Another D Word - Discouraged

 I overslept by an hour which is ok.  Not ok for Precious but she got me up at 3:00 and had some food so she'll survive. I fed her again, little skinny tiger.

It was a discouraging day yesterday. The previous night I had gotten an alert that I had a new bill with Ascension.  I thought for what?  Anything I went for was covered by insurance so far.  I thought.  Then I remembered the sinus infection visit.  It wasn't a horrible bill. It was like $58.  I can handle that.  My mom asked if I had my deductible in and I said that's $1200.  I would cry if the bill was that much.  This is eh, kind of sucks, but we'll deal.

Yesterday, I got the notification in the mail from my insurance company that my premium will go up 25% in October.  Oh, is this an early holiday gift?  I didn't get them anything, geez.  Where's my middle finger.  I'll wrap it in a bow.  I expected it.  I don't like it and the timing of it just sucks.  I still have to pay for my license plate registration.  $123 for a sticker.  Where's my other middle finger?  Sigh.  

I did call Aurora and asked them where the refund check is that I requested earlier in the month.  That is actually on its way so that was one bright spot.  That's $125.  I can get a sticker with that!  Ugh.  Sigh again.

The thing that did it for me was that I did have the news on last night and Joy Reid was talking about AOC and her Instagram reel.  The Democratic donors do not want Kamala Harris if Joe steps down.  

That did it for me.  I stopped writing the postcards and put them away.  Back stabbers is the word that comes into my head.  Thanks for handing the election over to Grampa Crazy and his son, Satan Jr.  I couldn't believe it.  I was sad that Joe may not be so healthy but I thought Kamala is more than qualified.  I was reading that Senator Mark Kelly was a possible vice presidential pick and I thought well that would work.  This?  This is disgusting.  I will vote.  I am disgusted by this process.  Discouraged.  Something needs to happen.

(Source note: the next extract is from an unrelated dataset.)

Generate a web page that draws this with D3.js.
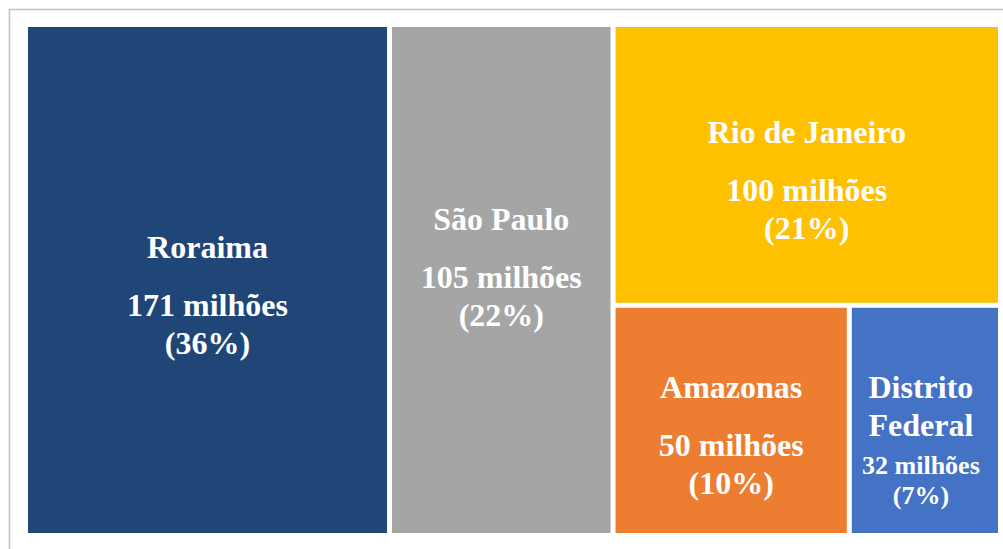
<!DOCTYPE html>
<html>
<head>
<meta charset="utf-8">
<script src="https://cdn.jsdelivr.net/npm/d3@7"></script>
<style>
  body { margin: 0; background: #fff; }
  svg { display: block; }
  .lbl { font-family: "Liberation Serif", "Times New Roman", serif; font-weight: bold; fill: #fff; }
</style>
</head>
<body>
<div id="chart"></div>
<script>
// dados
const states = ["Roraima", "São Paulo", "Rio de Janeiro", "Amazonas", "Distrito Federal"];
const values = [171, 105, 100, 50, 32];
const valueLabels = ["171 milhões", "105 milhões", "100 milhões", "50 milhões", "32 milhões"];
const pctLabels = ["(36%)", "(22%)", "(21%)", "(10%)", "(7%)"];
const colors = ["#204677", "#A5A5A5", "#FFC000", "#ED7D31", "#4472C4"];

const width = 1003, height = 549;
const margin = { top: 27, right: 5, bottom: 16, left: 28 };

const svg = d3.select("#chart").append("svg")
  .attr("width", width)
  .attr("height", height);

// moldura cinza
svg.append("rect")
  .attr("x", 9.5).attr("y", 9.5)
  .attr("width", width + 20).attr("height", height + 20)
  .attr("fill", "none")
  .attr("stroke", "#c4c4c4")
  .attr("stroke-width", 1.6);

// hierarquia: dois primeiros lado a lado, o resto empilhado
const leaf = i => ({ name: states[i], value: values[i], idx: i });
const tree = {
  name: "root",
  children: [
    leaf(0),
    leaf(1),
    { name: "g1", children: [leaf(2), { name: "g2", children: [leaf(3), leaf(4)] }] }
  ]
};

const root = d3.hierarchy(tree).sum(d => d.value || 0);

d3.treemap()
  .tile((node, x0, y0, x1, y1) => {
    if (node.depth % 2 === 0) d3.treemapDice(node, x0, y0, x1, y1);
    else d3.treemapSlice(node, x0, y0, x1, y1);
  })
  .size([width - margin.left - margin.right, height - margin.top - margin.bottom])
  .paddingInner(5)
  (root);

const g = svg.append("g")
  .attr("transform", `translate(${margin.left}, ${margin.top})`);

const cells = g.selectAll("g.cell")
  .data(root.leaves())
  .join("g")
  .attr("class", "cell");

cells.append("rect")
  .attr("x", d => d.x0)
  .attr("y", d => d.y0)
  .attr("width", d => d.x1 - d.x0)
  .attr("height", d => d.y1 - d.y0)
  .attr("fill", d => colors[d.data.idx]);

const labelShift = { "São Paulo": -28 };
const fs = 32;

cells.each(function(d) {
  const cell = d3.select(this);
  const i = d.data.idx;
  const w = d.x1 - d.x0;
  const cx = (d.x0 + d.x1) / 2 - (w < 200 ? 4 : 0);
  const cy = (d.y0 + d.y1) / 2;

  // mede o nome, quebra se não couber
  const probe = cell.append("text").attr("class", "lbl").attr("font-size", fs).text(states[i]);
  let nameLines = [states[i]];
  if (probe.node().getComputedTextLength() > w - 20) nameLines = states[i].split(" ");
  probe.remove();

  let y = cy - 22 + (labelShift[states[i]] || 0);
  nameLines.forEach((t, k) => {
    cell.append("text").attr("class", "lbl")
      .attr("x", cx).attr("y", y + k * 38)
      .attr("text-anchor", "middle")
      .attr("font-size", fs)
      .text(t);
  });
  y += (nameLines.length - 1) * 38;

  // valor, reduz a fonte se precisar
  const vt = cell.append("text").attr("class", "lbl")
    .attr("text-anchor", "middle")
    .attr("font-size", fs)
    .text(valueLabels[i]);
  let vfs = fs;
  const vw = vt.node().getComputedTextLength();
  if (vw > w - 24) vfs = Math.floor(fs * (w - 24) / vw);
  const gap = nameLines.length > 1 ? 38 : 58;
  vt.attr("font-size", vfs).attr("x", cx).attr("y", y + gap);

  cell.append("text").attr("class", "lbl")
    .attr("x", cx).attr("y", y + gap + (vfs < fs ? 30 : 38))
    .attr("text-anchor", "middle")
    .attr("font-size", vfs)
    .text(pctLabels[i]);
});
</script>
</body>
</html>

My mom was upset that she's running a little short with her bills for this month, only by a few dollars and was upset about our landlord.  He's out selling fitness apparel and we got to cut corners. 

I'll go for a walk here this morning and maybe take my tank of a car out to the stores for shop kicking.  I'll drive down Lois property values tomorrow when I shop kick at her local metro mart.  I'm still a little apprehensive about driving on the freeway with this car but I better get over it because I have an appointment on Thursday at the cancer center.

I'm just so discouraged today.  If I get that check from Aurora in today's mail, I might feel a little less discouraged, but yeah, discouraged is today's word of the day!